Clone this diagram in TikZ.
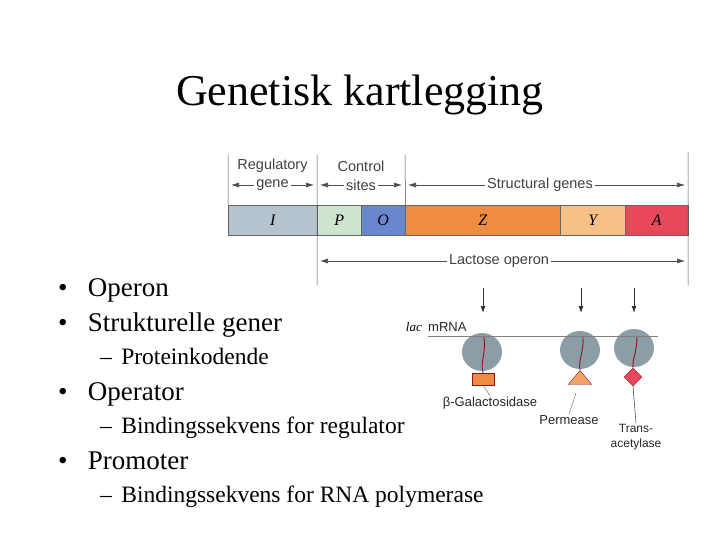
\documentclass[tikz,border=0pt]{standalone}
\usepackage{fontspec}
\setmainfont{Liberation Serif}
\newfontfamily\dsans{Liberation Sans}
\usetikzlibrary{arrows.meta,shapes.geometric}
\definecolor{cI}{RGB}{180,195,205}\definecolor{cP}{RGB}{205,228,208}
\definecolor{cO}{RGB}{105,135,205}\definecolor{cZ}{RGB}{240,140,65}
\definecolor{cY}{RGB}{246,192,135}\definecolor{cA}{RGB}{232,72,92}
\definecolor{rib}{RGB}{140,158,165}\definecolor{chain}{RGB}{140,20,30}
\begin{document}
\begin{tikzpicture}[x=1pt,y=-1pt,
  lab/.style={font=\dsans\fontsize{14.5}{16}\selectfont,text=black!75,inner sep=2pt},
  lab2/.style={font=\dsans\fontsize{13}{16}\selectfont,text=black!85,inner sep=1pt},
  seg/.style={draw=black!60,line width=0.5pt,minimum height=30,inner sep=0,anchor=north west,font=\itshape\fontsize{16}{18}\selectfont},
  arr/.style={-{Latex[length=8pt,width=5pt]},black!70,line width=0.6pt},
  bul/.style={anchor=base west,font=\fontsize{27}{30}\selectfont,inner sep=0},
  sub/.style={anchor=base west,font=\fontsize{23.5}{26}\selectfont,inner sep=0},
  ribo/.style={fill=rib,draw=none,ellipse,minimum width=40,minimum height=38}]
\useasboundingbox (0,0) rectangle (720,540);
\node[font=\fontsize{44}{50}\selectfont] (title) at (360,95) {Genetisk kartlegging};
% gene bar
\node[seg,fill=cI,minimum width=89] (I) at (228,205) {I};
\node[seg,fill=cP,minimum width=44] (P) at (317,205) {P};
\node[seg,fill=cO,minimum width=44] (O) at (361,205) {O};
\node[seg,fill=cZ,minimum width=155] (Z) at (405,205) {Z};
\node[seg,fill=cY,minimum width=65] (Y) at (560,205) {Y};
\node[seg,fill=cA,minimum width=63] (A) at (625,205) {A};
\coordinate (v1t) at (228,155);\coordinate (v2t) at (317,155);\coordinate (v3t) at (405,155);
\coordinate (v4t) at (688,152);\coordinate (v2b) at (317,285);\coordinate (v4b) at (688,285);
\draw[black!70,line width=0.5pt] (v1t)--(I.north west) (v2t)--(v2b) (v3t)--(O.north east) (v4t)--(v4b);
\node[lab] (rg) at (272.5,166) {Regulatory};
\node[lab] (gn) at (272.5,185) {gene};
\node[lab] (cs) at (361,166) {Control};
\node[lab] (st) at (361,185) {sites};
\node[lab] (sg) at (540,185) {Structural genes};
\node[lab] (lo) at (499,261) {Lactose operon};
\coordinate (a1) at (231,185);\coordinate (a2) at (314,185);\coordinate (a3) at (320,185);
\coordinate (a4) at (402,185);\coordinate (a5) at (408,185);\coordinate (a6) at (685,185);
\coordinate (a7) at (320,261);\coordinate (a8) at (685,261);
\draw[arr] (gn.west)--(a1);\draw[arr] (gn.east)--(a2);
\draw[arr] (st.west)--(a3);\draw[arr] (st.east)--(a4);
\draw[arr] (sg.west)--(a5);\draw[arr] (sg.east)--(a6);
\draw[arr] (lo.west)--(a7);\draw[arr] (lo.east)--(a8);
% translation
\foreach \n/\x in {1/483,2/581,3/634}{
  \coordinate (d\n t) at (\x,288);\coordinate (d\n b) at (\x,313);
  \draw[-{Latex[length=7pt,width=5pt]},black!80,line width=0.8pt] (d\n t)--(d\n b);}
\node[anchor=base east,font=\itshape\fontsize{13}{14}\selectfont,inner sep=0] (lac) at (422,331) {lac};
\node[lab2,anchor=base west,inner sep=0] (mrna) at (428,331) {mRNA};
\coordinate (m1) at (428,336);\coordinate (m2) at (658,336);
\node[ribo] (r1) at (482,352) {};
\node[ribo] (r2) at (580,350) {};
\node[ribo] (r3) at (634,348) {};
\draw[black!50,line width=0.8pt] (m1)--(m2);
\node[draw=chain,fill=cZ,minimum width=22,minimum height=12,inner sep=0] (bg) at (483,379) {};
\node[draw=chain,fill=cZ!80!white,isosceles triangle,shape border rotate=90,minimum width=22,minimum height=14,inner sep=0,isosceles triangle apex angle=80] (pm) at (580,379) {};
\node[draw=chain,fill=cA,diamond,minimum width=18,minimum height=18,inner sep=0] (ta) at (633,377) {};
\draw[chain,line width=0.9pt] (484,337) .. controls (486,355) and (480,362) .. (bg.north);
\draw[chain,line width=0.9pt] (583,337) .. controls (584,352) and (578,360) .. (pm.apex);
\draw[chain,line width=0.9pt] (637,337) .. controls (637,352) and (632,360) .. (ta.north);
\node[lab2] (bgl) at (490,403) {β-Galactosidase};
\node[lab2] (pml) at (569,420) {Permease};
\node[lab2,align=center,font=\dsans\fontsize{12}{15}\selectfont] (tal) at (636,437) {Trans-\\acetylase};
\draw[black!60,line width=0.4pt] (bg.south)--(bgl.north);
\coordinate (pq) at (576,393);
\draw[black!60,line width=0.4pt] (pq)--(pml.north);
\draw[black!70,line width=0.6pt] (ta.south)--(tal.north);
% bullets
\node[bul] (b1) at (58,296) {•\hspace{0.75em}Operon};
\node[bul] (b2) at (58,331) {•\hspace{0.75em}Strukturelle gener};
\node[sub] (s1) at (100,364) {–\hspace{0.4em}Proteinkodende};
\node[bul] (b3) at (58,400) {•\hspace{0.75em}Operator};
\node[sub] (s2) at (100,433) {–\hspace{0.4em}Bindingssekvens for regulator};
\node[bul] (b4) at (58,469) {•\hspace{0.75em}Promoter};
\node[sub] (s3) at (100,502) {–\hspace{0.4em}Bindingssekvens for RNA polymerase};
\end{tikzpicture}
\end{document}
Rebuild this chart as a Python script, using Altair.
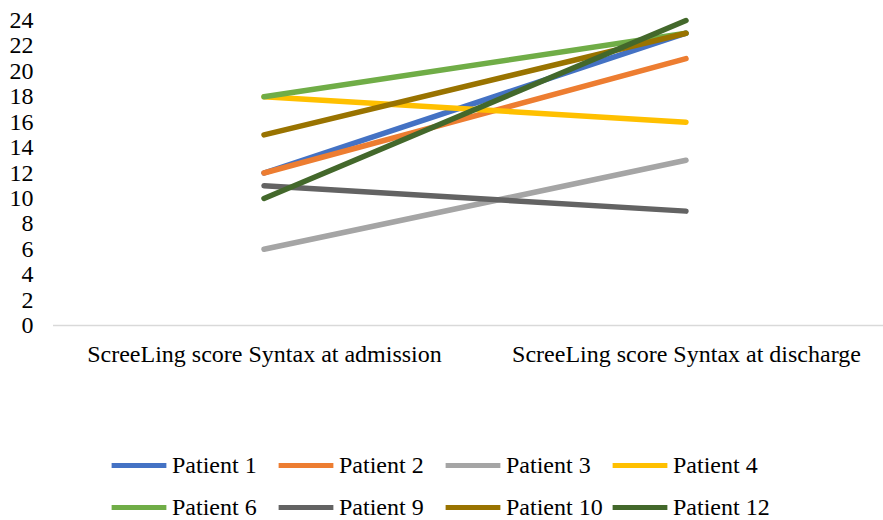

********

■ **Task**: Repeat each record exactly, with the pictures left out.

■ **Response to the exercise**:
Clone this diagram in TikZ.
\documentclass[tikz,border=0pt]{standalone}
\usepackage{fontspec}
\setmainfont{Liberation Serif}
\newfontfamily\dsans{Liberation Sans}
\usetikzlibrary{arrows.meta,shapes.geometric}
\definecolor{cI}{RGB}{180,195,205}\definecolor{cP}{RGB}{205,228,208}
\definecolor{cO}{RGB}{105,135,205}\definecolor{cZ}{RGB}{240,140,65}
\definecolor{cY}{RGB}{246,192,135}\definecolor{cA}{RGB}{232,72,92}
\definecolor{rib}{RGB}{140,158,165}\definecolor{chain}{RGB}{140,20,30}
\begin{document}
\begin{tikzpicture}[x=1pt,y=-1pt,
  lab/.style={font=\dsans\fontsize{14.5}{16}\selectfont,text=black!75,inner sep=2pt},
  lab2/.style={font=\dsans\fontsize{13}{16}\selectfont,text=black!85,inner sep=1pt},
  seg/.style={draw=black!60,line width=0.5pt,minimum height=30,inner sep=0,anchor=north west,font=\itshape\fontsize{16}{18}\selectfont},
  arr/.style={-{Latex[length=8pt,width=5pt]},black!70,line width=0.6pt},
  bul/.style={anchor=base west,font=\fontsize{27}{30}\selectfont,inner sep=0},
  sub/.style={anchor=base west,font=\fontsize{23.5}{26}\selectfont,inner sep=0},
  ribo/.style={fill=rib,draw=none,ellipse,minimum width=40,minimum height=38}]
\useasboundingbox (0,0) rectangle (720,540);
\node[font=\fontsize{44}{50}\selectfont] (title) at (360,95) {Genetisk kartlegging};
% gene bar
\node[seg,fill=cI,minimum width=89] (I) at (228,205) {I};
\node[seg,fill=cP,minimum width=44] (P) at (317,205) {P};
\node[seg,fill=cO,minimum width=44] (O) at (361,205) {O};
\node[seg,fill=cZ,minimum width=155] (Z) at (405,205) {Z};
\node[seg,fill=cY,minimum width=65] (Y) at (560,205) {Y};
\node[seg,fill=cA,minimum width=63] (A) at (625,205) {A};
\coordinate (v1t) at (228,155);\coordinate (v2t) at (317,155);\coordinate (v3t) at (405,155);
\coordinate (v4t) at (688,152);\coordinate (v2b) at (317,285);\coordinate (v4b) at (688,285);
\draw[black!70,line width=0.5pt] (v1t)--(I.north west) (v2t)--(v2b) (v3t)--(O.north east) (v4t)--(v4b);
\node[lab] (rg) at (272.5,166) {Regulatory};
\node[lab] (gn) at (272.5,185) {gene};
\node[lab] (cs) at (361,166) {Control};
\node[lab] (st) at (361,185) {sites};
\node[lab] (sg) at (540,185) {Structural genes};
\node[lab] (lo) at (499,261) {Lactose operon};
\coordinate (a1) at (231,185);\coordinate (a2) at (314,185);\coordinate (a3) at (320,185);
\coordinate (a4) at (402,185);\coordinate (a5) at (408,185);\coordinate (a6) at (685,185);
\coordinate (a7) at (320,261);\coordinate (a8) at (685,261);
\draw[arr] (gn.west)--(a1);\draw[arr] (gn.east)--(a2);
\draw[arr] (st.west)--(a3);\draw[arr] (st.east)--(a4);
\draw[arr] (sg.west)--(a5);\draw[arr] (sg.east)--(a6);
\draw[arr] (lo.west)--(a7);\draw[arr] (lo.east)--(a8);
% translation
\foreach \n/\x in {1/483,2/581,3/634}{
  \coordinate (d\n t) at (\x,288);\coordinate (d\n b) at (\x,313);
  \draw[-{Latex[length=7pt,width=5pt]},black!80,line width=0.8pt] (d\n t)--(d\n b);}
\node[anchor=base east,font=\itshape\fontsize{13}{14}\selectfont,inner sep=0] (lac) at (422,331) {lac};
\node[lab2,anchor=base west,inner sep=0] (mrna) at (428,331) {mRNA};
\coordinate (m1) at (428,336);\coordinate (m2) at (658,336);
\node[ribo] (r1) at (482,352) {};
\node[ribo] (r2) at (580,350) {};
\node[ribo] (r3) at (634,348) {};
\draw[black!50,line width=0.8pt] (m1)--(m2);
\node[draw=chain,fill=cZ,minimum width=22,minimum height=12,inner sep=0] (bg) at (483,379) {};
\node[draw=chain,fill=cZ!80!white,isosceles triangle,shape border rotate=90,minimum width=22,minimum height=14,inner sep=0,isosceles triangle apex angle=80] (pm) at (580,379) {};
\node[draw=chain,fill=cA,diamond,minimum width=18,minimum height=18,inner sep=0] (ta) at (633,377) {};
\draw[chain,line width=0.9pt] (484,337) .. controls (486,355) and (480,362) .. (bg.north);
\draw[chain,line width=0.9pt] (583,337) .. controls (584,352) and (578,360) .. (pm.apex);
\draw[chain,line width=0.9pt] (637,337) .. controls (637,352) and (632,360) .. (ta.north);
\node[lab2] (bgl) at (490,403) {β-Galactosidase};
\node[lab2] (pml) at (569,420) {Permease};
\node[lab2,align=center,font=\dsans\fontsize{12}{15}\selectfont] (tal) at (636,437) {Trans-\\acetylase};
\draw[black!60,line width=0.4pt] (bg.south)--(bgl.north);
\coordinate (pq) at (576,393);
\draw[black!60,line width=0.4pt] (pq)--(pml.north);
\draw[black!70,line width=0.6pt] (ta.south)--(tal.north);
% bullets
\node[bul] (b1) at (58,296) {•\hspace{0.75em}Operon};
\node[bul] (b2) at (58,331) {•\hspace{0.75em}Strukturelle gener};
\node[sub] (s1) at (100,364) {–\hspace{0.4em}Proteinkodende};
\node[bul] (b3) at (58,400) {•\hspace{0.75em}Operator};
\node[sub] (s2) at (100,433) {–\hspace{0.4em}Bindingssekvens for regulator};
\node[bul] (b4) at (58,469) {•\hspace{0.75em}Promoter};
\node[sub] (s3) at (100,502) {–\hspace{0.4em}Bindingssekvens for RNA polymerase};
\end{tikzpicture}
\end{document}
Rebuild this chart as a Python script, using Altair.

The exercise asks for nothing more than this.